In his fifth and final issue, appellant argues the trial court erred by entering an affirmative deadly weapon finding because the State failed to provide adequate notice of its intention to seek such a finding. Appellant’s indictment charged that he did:
intentionally, knowingly and recklessly cause serious bodily injury to Maria Escamilla, hereinafter called complainant, by  striking complainant with a hand and hands and a lamp and  stabbing complainant with a knife and an unknown object, the exact nature and description of which is unknown and unknowable to the grand jury and  cutting complainant with a knife and an unknown object, the exact nature and description of which is unknown and unknowable to the grand jury, during the commission of the assault.
The jury instructions tracked the above language as did the deadly weapon special issue submitted to the jury. Appellant voiced no objection to this issue at any time.
“[A]ccused persons are entitled to notice in some form that the use of a deadly weapon will be a fact issue at the time of prosecution, if the State intends to pursue the entry of a deadly weapon finding.” Ex parte Beck, 769 S.W.2d 525, 526 (Tex. Crim. App. 1989). The definition of deadly weapon includes anything that in the manner of its use is capable of causing serious bodily injury. Tex. Penal Code Ann. ß 1.07(a)(17)(B) (West Supp. 2014). In an aggravated assault case, notice is sufficient if the indictment alleges that some object or instrument caused serious bodily injury to the complainant. See Gilbert v. State, 769 S.W.2d 535, 536-37 (Tex. Crim. App. 1989). The State’s inability to identify one or more of the deadly weapons alleged did not render its notice to appellant inadequate. See Mixon v. State, 804 S.W.2d 107, 108 (Tex. Crim. App. 1991).

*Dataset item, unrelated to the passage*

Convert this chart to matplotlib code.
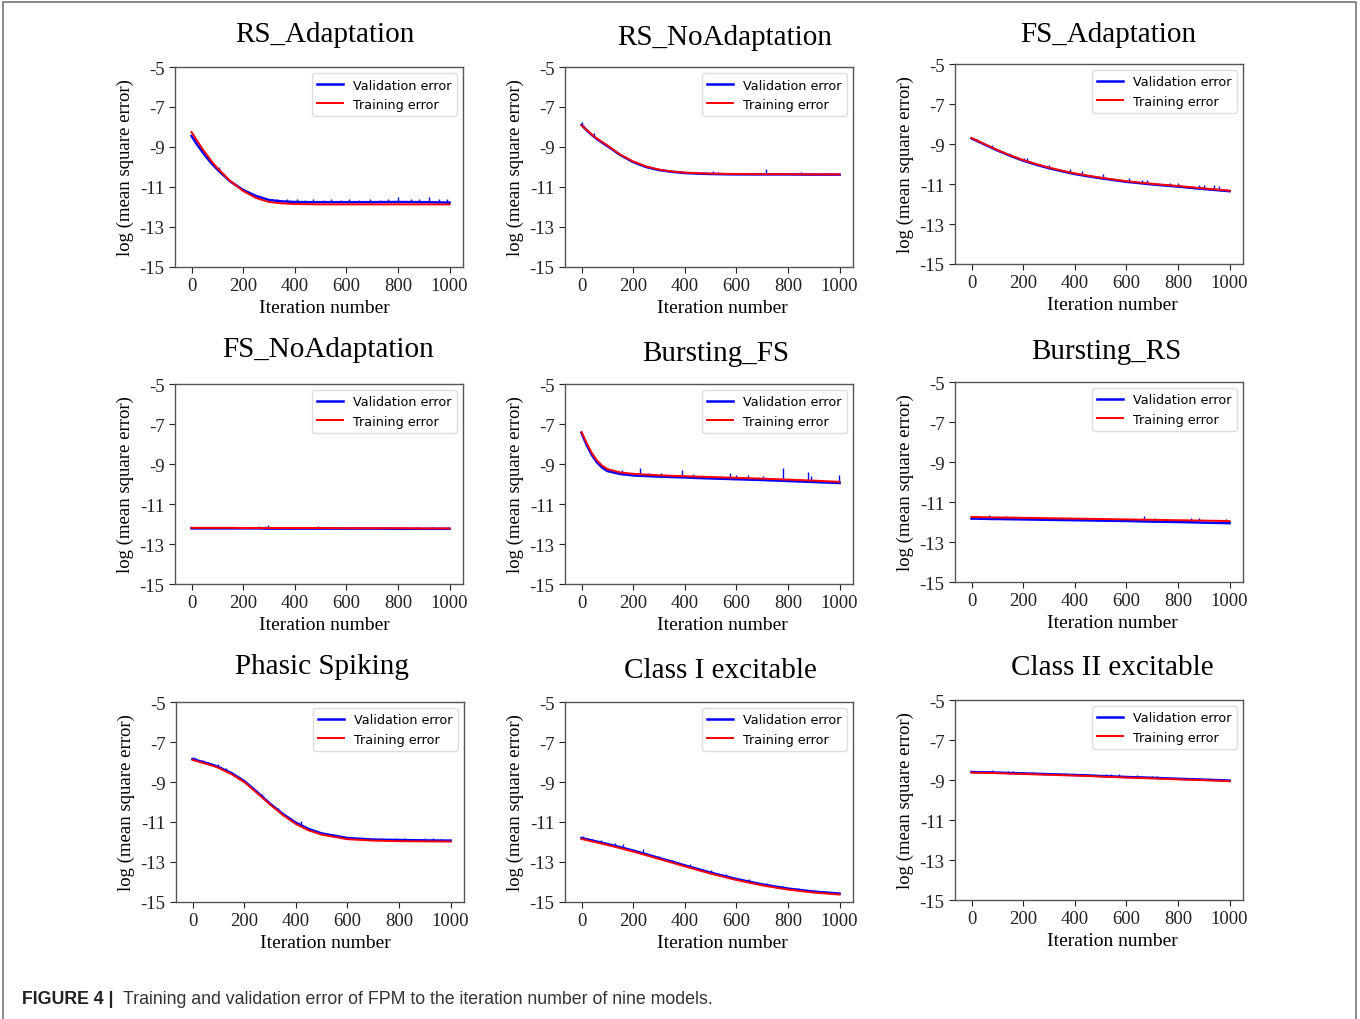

Because appellant’s indictment alleged that both named and unnamed objects caused serious bodily injury to Escamilla, we conclude appellant had sufficient notice that the State intended to pursue a deadly weapon finding. The deadly weapon special issue tracked the indictment. We overrule appellant’s fifth issue.
We affirm the trial court’s judgment.
1 Justice David Lewis was a member of the panel and participated in the submission of this case, but he did not participate in the issuance of this opinion. See TEX. R. APP. P. 41.1(b).